Un Paese in forte crisi demografica, archiviati decenni di politica del figlio unico, si rivolge sempre più alla provetta per avere eredi. Ma si chiedono garanzie politiche sul “donatore” di seme.
Si estende il controllo del Partito comunista sulla vita pubblica nella Repubblica popolare cinese, sollecitato dal presidente Xi Jinping nel suo impegno al rafforzamento e alla regolamentazione del suo immenso Paese.
Mentre si allarga la rete delle cliniche della fertilità, con un numero crescente di donne che si prestano al congelamento degli embrioni per una maternità pianificata in età matura, cresce anche la richiesta di donatori di seme, con campagne che arrivano a coinvolgere anche prestigiosi centri medici.
Tra questi, il Terzo Ospedale dell’Università di Pechino, che nella campagna in corso sino a fine maggio sta applicando le nuove norme richieste dal Partito alle banche del seme della capitale. Indicazioni, pubblicate in evidenza nel sito Internet dell’istituzione, che riguardano anzitutto le condizioni del donatore: età superiore ai vent’anni, capigliatura folta, senza problemi di vista o di sovrappeso. A sorprendere persino i cinesi – non a caso è la loro sorpresa che ha dato avvio a un dibattito sui media – è la richiesta di «caratteristiche politiche opportune». Secondo le indicazioni originali, che probabilmente tendono a garantire un equilibrio psicofisico del donatore che sia garanzia di una prole selezionata forse anche in senso ideologico, occorre che il candidato «ami la madrepatria socialista e abbracci la guida del Partito comunista», ma anche che «sia leale agli impegni del partito, abbia moralità, rispetti la legge e sia libero da ogni problema politico».
Le regole più stringenti sono anche conseguenza del maggiore utilizzo di tecniche di fecondazione dopo la liberalizzazione graduale della prole dal gennaio 2015 e la fine della “politica del figlio unico” che per un quarantennio ha segnato la società cinese, con una serie di conseguenze e distorsioni. Conseguenze ammesse ufficiosamente anche dai pianificatori non solo per la mancata nascita di 400 milioni di cinesi ma anche per la crisi demografica che oggi si palesa davanti alla leadership del Paese, incapace di spingere i cinesi a far più figli mentre la popolazione va invecchiando e la carenza del “fattore umano” rischia di far deragliare riforme e sviluppo. Nonostante gli incentivi, le coppie che si sottopongono a tecniche di procreazione artificiale si inseriscono in liste d’attesa di oltre un anno, conseguenza anche della scarsità di donatori “selezionati”, circa il 20% di chi si offre.

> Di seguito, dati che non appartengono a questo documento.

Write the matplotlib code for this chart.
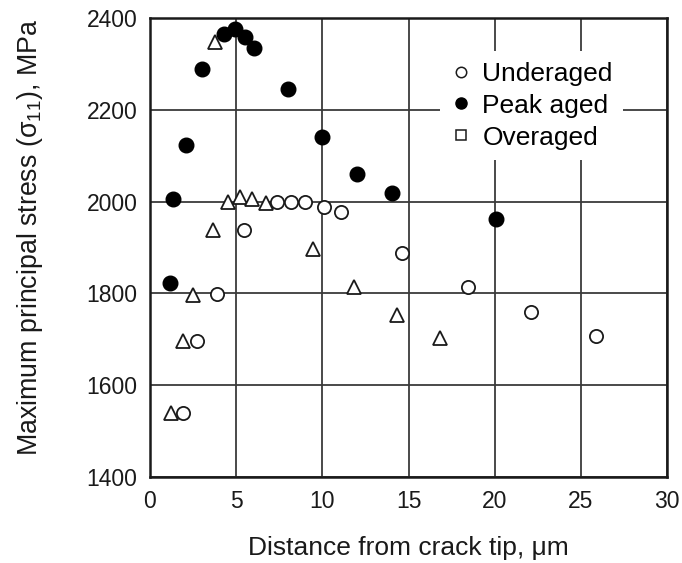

La commercializzazione dei gameti non è consentita (anche se nel prestigioso ospedale di Pechino si segnala un rimborso equivalente a circa 700 euro per donazioni multiple nell’arco di sei mesi). La “donazione” può essere praticata soltanto in istituzioni approvate alle quali solo le donne sposate sono autorizzate a rivolgersi se il marito non è in grado di procreare o se esiste la possibilità di una trasmissione di malattie genetiche.
Le nuove regole segnalano che il settore – al pari della maternità surrogata – è in via di regolamentazione, anche se l’applicazione risulta spesso difficile o arbitraria. Nel complesso la società cinese, ancora nel guado fra tradizione e nuovi stili di vita con specifiche caratteristiche locali, osserva con un misto di sollievo, curiosità e ironia le iniziative che in rapida successione vanno smantellando un sistema di gestione demografica per decenni indicato come indispensabile.